With this enormous responsibility, how do we best teach our children good money management skills? What can we do to begin to help lay down the knowledge and create habits that foster future financial success? Here are three practical suggestions:
Make it real
Money issues should be discussed and made real. It is really important for children to understand the value of things and that trade-offs are required. Starting an allowance is a useful tool - be sure to set clear rules for what it is expected to cover and what behaviour is required to “earn” the allowance.
Then comes what is probably the most difficult part. Both parents then need to have the discipline to stick to the agreement - including when the child runs out of money. As hard as this lesson can be, realising that money is finite and that one needs to budget and make choices is an extremely valuable lesson to learn early in life when the stakes are low.
Exercise delayed gratification and learn the benefits of compounding
Just as households need to budget and save for large capital expenditure such as cars and holidays, children should be encouraged to start saving for larger items rather than waste their money on impulse spending (how many fidget-spinners or World Cup stickers do you really need?).
Research at Stanford University in the US, the much referenced “marshmallow test”, showed that the ability to display patience and delay gratification at a young age correlated strongly with better life outcomes.
Of course, delayed gratification, self-control and patience are essential components to deliver compounding – and developing a true understanding of the benefits of compounding is one of the most powerful financial insights you can provide for your children.
Be a good example
Our children consciously and unconsciously mimic our behaviour – whether we want them to or not! So, from a financial behaviour point of view, living within our means, saving regularly and making sure we are educated about financial matters is imperative. As children get older, introducing key investment concepts such as asset classes, inflation, risk and reward, time horizons, compounding, diversification and the importance of costs add additional layers to their understanding.

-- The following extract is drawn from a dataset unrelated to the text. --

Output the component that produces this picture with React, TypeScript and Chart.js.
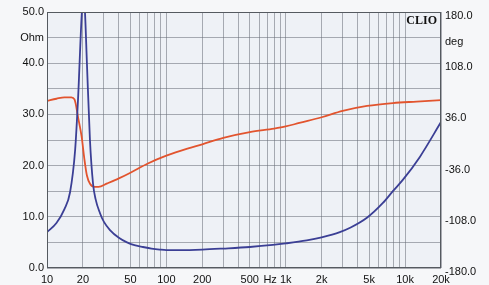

Encourage them to ask how businesses and the economy work, to start small ventures and be inquisitive and confident about money.
A sensible, practical way is to open an investment in a tax-free unit trust and contribute a regular debit order (from as little as R500 per month) on their behalf. Children love to see their investment growing, especially when they start realising that in the future they may have a meaningful lump sum for their university education or deposit for a house or car… ignoring the fact that by then we will all probably just hail a self-driving uber!
As with all investing, teaching children about being responsible with money sounds simple but is not always easy to implement. But it is no doubt worth the effort as giving your children solid financial skills and nurturing good habits are amongst the most valuable gifts a parent can offer.